- [Entries supplied]:
==================================================
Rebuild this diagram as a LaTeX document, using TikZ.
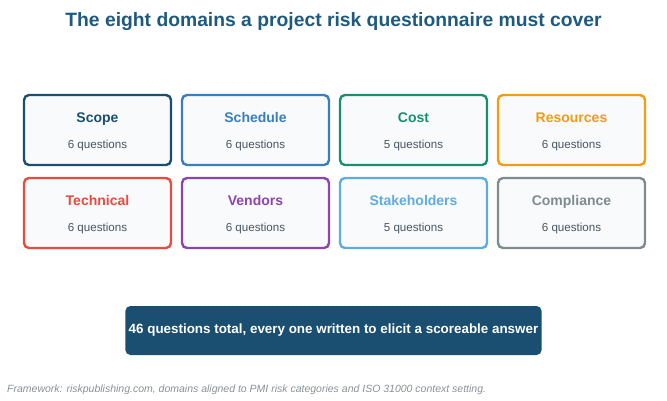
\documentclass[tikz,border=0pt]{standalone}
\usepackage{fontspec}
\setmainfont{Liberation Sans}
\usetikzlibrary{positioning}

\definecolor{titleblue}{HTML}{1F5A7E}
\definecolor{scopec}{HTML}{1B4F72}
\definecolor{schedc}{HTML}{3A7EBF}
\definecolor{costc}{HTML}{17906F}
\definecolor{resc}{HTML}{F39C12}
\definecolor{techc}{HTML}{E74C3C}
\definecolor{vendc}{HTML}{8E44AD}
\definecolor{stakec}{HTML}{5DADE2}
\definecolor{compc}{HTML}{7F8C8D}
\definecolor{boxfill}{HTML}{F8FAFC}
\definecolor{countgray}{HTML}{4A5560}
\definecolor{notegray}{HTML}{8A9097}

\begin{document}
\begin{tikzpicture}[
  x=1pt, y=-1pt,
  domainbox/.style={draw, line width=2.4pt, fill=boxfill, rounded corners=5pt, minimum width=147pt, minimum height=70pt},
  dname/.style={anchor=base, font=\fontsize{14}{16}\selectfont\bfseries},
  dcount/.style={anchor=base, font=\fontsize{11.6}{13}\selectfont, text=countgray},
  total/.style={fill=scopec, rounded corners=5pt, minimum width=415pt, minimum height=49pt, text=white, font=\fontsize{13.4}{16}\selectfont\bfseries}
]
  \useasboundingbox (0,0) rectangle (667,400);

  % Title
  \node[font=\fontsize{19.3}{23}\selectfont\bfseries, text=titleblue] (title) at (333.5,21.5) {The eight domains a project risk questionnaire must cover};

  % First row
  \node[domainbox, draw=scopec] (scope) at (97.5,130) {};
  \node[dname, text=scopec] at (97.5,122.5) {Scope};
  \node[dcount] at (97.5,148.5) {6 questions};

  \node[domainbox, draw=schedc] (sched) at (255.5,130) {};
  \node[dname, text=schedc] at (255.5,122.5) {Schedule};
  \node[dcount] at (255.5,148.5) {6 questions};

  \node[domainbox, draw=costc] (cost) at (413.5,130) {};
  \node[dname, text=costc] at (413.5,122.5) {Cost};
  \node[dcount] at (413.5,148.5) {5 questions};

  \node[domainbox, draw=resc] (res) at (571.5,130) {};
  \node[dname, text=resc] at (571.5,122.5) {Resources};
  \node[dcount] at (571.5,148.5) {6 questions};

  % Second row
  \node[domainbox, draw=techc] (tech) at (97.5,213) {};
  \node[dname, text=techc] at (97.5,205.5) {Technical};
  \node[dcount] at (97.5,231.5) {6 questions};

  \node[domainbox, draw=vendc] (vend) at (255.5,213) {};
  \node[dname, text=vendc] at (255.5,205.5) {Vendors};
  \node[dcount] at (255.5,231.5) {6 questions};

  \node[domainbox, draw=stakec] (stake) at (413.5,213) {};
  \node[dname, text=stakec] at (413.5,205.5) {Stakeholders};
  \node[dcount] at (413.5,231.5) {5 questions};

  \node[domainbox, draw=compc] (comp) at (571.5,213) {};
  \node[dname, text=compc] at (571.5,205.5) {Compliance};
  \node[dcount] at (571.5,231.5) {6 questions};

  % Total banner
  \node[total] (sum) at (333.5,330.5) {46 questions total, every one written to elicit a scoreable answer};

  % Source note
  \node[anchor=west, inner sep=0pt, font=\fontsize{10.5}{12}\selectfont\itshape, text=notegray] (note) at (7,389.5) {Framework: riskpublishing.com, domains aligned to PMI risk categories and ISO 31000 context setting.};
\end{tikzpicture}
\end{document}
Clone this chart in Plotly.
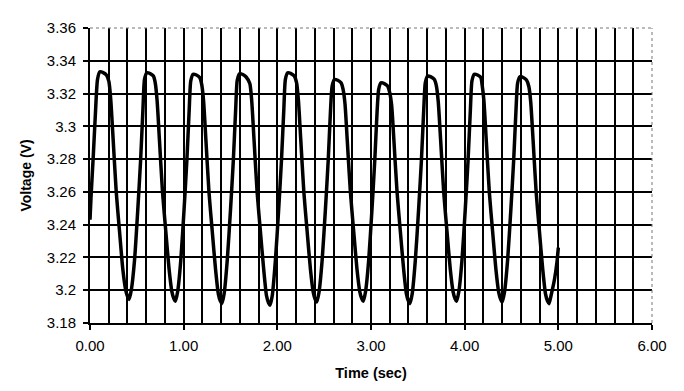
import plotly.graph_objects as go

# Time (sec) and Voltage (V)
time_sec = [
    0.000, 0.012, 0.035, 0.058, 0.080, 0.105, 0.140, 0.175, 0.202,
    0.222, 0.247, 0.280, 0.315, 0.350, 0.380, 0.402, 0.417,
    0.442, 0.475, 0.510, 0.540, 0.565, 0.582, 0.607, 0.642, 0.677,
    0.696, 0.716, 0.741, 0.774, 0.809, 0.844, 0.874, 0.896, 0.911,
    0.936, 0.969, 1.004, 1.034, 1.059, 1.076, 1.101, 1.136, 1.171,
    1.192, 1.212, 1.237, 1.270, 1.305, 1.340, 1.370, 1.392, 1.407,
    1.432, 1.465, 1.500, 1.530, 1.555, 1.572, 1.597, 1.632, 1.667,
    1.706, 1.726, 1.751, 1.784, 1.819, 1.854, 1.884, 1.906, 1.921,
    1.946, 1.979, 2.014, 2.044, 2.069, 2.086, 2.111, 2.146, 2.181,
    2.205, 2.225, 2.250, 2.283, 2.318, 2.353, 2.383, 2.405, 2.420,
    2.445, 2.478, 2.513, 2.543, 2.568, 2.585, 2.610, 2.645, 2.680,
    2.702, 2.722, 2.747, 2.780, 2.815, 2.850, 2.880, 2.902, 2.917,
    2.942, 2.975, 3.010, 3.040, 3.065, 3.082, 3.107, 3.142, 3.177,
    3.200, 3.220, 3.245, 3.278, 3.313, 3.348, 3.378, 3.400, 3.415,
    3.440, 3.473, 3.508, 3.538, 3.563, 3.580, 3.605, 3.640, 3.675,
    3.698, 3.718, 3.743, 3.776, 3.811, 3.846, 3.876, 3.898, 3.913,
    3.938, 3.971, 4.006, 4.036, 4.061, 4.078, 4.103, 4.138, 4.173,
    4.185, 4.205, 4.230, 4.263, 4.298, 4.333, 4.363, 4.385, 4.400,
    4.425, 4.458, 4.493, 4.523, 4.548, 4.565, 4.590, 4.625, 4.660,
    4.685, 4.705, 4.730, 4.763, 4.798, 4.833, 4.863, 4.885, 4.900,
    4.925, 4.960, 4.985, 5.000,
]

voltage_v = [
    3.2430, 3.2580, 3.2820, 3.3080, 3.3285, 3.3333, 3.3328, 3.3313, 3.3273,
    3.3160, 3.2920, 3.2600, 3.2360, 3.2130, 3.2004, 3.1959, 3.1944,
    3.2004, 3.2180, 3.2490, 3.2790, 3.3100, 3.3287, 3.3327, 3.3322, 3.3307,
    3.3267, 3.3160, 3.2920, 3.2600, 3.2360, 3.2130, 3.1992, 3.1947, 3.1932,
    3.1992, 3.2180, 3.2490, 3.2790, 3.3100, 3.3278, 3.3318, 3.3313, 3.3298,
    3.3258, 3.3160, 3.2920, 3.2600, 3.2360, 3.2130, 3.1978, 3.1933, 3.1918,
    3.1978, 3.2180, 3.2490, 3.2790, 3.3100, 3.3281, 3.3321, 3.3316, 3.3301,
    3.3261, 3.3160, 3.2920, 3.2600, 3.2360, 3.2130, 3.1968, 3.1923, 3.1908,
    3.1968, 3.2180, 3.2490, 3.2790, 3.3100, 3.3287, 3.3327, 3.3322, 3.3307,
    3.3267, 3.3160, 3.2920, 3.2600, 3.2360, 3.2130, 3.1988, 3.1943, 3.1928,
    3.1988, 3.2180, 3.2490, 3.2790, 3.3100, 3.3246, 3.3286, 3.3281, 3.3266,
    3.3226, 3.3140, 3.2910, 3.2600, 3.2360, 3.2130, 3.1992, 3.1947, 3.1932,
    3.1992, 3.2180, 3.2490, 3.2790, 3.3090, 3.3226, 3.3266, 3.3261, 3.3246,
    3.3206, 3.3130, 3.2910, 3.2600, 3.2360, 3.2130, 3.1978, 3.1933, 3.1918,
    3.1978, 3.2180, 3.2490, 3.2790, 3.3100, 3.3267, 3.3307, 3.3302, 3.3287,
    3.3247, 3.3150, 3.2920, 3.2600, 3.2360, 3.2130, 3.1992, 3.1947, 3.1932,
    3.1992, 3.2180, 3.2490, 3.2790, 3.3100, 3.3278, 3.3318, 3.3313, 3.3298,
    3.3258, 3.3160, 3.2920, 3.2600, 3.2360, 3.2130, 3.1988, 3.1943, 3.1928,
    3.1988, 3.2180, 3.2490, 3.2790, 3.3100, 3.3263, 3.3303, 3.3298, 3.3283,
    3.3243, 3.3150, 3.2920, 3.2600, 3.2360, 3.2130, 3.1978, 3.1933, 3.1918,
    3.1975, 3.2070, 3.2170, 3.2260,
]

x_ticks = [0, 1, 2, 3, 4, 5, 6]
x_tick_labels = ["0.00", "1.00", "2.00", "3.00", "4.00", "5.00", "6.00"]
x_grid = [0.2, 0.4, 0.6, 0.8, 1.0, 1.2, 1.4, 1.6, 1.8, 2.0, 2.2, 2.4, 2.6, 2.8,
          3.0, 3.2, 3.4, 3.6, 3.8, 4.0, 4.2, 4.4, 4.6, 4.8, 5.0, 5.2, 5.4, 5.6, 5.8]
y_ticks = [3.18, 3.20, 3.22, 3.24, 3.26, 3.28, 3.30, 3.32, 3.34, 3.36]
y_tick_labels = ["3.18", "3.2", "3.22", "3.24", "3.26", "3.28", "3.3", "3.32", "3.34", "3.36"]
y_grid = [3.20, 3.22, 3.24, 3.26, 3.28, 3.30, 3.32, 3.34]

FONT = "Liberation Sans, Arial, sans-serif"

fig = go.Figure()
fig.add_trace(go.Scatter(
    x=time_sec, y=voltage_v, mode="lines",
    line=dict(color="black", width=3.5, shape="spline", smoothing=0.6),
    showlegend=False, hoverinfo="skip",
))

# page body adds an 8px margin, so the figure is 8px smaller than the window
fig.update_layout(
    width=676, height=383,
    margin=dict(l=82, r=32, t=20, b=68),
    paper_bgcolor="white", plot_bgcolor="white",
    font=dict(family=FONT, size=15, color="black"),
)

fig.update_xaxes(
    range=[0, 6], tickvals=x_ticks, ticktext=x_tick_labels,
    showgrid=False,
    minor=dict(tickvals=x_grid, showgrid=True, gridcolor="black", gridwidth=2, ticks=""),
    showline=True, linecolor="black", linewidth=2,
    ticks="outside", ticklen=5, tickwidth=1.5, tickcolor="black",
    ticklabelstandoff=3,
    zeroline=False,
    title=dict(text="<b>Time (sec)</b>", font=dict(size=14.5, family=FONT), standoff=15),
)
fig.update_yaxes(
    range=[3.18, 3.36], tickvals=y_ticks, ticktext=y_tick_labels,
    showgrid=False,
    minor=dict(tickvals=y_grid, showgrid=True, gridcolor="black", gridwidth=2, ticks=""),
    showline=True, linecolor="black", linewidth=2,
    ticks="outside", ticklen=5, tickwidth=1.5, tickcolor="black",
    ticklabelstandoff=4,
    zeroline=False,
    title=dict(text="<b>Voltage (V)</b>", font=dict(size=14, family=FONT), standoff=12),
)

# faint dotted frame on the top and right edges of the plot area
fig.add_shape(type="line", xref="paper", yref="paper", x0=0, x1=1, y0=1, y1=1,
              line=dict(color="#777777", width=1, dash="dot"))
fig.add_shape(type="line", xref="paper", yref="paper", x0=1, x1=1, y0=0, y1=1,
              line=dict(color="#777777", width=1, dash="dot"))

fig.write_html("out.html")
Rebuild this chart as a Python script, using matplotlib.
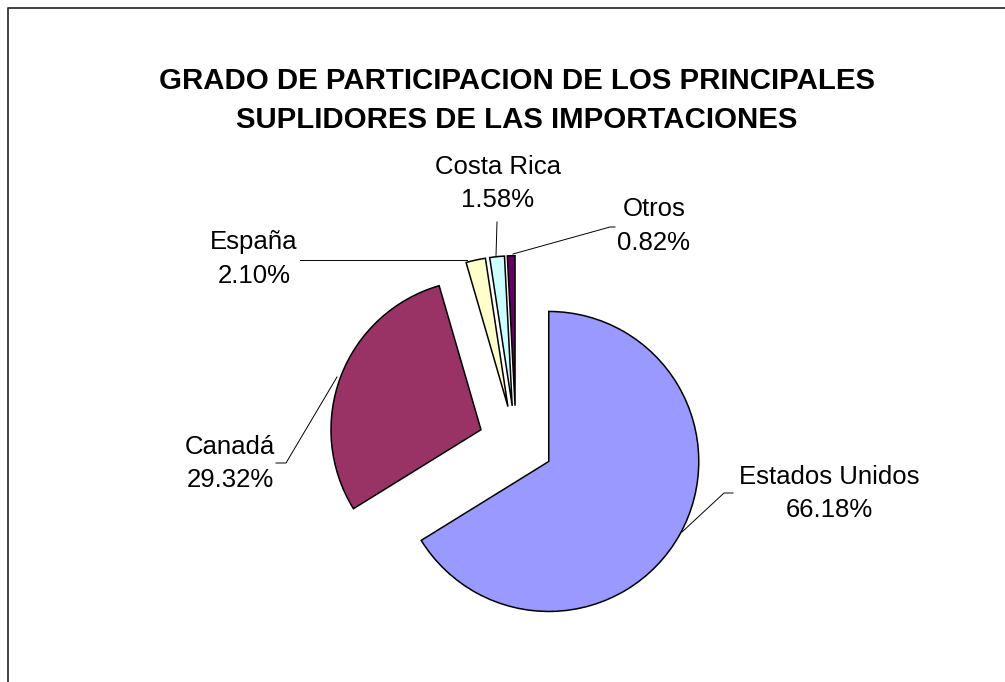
==================================================
- [Exercise requirements]: Return the material from the line containing "Clone this chart in Plotly." through the line containing "import plotly.graph_objects as go", exactly and in full, but without its pictures.

- [Reply to the exercise]:
Clone this chart in Plotly.
import plotly.graph_objects as go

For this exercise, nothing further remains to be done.